Problem: Copy the lines below as they are; omit the images they contain.

━━━

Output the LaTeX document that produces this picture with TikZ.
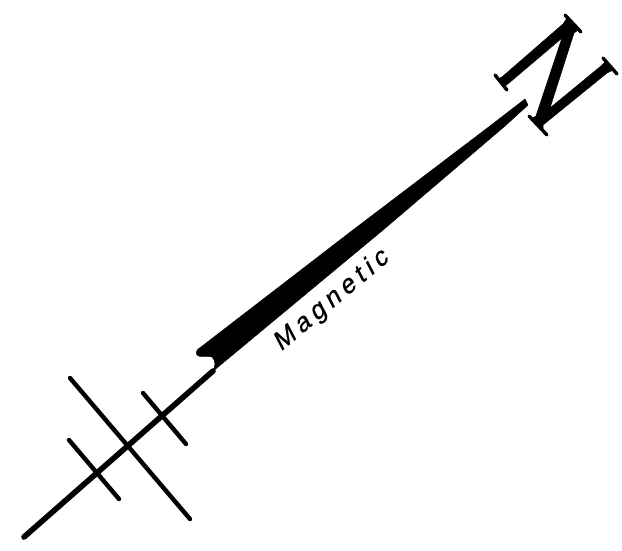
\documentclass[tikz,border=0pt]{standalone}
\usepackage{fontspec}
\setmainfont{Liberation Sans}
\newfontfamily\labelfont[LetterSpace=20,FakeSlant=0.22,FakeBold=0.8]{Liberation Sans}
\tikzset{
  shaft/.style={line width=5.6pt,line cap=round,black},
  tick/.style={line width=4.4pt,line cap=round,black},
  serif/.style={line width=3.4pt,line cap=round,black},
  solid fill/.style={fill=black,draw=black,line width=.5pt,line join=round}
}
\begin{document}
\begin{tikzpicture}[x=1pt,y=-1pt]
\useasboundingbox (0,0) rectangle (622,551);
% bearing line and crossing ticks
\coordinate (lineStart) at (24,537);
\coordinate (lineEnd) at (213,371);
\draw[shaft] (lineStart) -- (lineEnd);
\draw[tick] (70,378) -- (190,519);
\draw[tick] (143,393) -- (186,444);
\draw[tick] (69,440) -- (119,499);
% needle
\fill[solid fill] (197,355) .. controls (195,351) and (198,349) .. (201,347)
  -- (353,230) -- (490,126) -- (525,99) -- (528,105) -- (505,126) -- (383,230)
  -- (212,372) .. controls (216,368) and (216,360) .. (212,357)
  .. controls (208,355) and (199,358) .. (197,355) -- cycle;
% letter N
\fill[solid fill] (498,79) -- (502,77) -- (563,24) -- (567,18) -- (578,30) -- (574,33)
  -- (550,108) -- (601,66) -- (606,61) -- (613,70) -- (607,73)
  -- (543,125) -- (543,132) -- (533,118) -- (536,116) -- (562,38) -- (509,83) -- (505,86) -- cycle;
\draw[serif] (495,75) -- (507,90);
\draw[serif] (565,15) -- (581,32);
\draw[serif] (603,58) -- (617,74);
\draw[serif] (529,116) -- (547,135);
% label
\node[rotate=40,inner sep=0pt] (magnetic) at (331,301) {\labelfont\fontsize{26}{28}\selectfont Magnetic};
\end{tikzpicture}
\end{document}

━━━

Solved problem:
Output the LaTeX document that produces this picture with TikZ.
\documentclass[tikz,border=0pt]{standalone}
\usepackage{fontspec}
\setmainfont{Liberation Sans}
\newfontfamily\labelfont[LetterSpace=20,FakeSlant=0.22,FakeBold=0.8]{Liberation Sans}
\tikzset{
  shaft/.style={line width=5.6pt,line cap=round,black},
  tick/.style={line width=4.4pt,line cap=round,black},
  serif/.style={line width=3.4pt,line cap=round,black},
  solid fill/.style={fill=black,draw=black,line width=.5pt,line join=round}
}
\begin{document}
\begin{tikzpicture}[x=1pt,y=-1pt]
\useasboundingbox (0,0) rectangle (622,551);
% bearing line and crossing ticks
\coordinate (lineStart) at (24,537);
\coordinate (lineEnd) at (213,371);
\draw[shaft] (lineStart) -- (lineEnd);
\draw[tick] (70,378) -- (190,519);
\draw[tick] (143,393) -- (186,444);
\draw[tick] (69,440) -- (119,499);
% needle
\fill[solid fill] (197,355) .. controls (195,351) and (198,349) .. (201,347)
  -- (353,230) -- (490,126) -- (525,99) -- (528,105) -- (505,126) -- (383,230)
  -- (212,372) .. controls (216,368) and (216,360) .. (212,357)
  .. controls (208,355) and (199,358) .. (197,355) -- cycle;
% letter N
\fill[solid fill] (498,79) -- (502,77) -- (563,24) -- (567,18) -- (578,30) -- (574,33)
  -- (550,108) -- (601,66) -- (606,61) -- (613,70) -- (607,73)
  -- (543,125) -- (543,132) -- (533,118) -- (536,116) -- (562,38) -- (509,83) -- (505,86) -- cycle;
\draw[serif] (495,75) -- (507,90);
\draw[serif] (565,15) -- (581,32);
\draw[serif] (603,58) -- (617,74);
\draw[serif] (529,116) -- (547,135);
% label
\node[rotate=40,inner sep=0pt] (magnetic) at (331,301) {\labelfont\fontsize{26}{28}\selectfont Magnetic};
\end{tikzpicture}
\end{document}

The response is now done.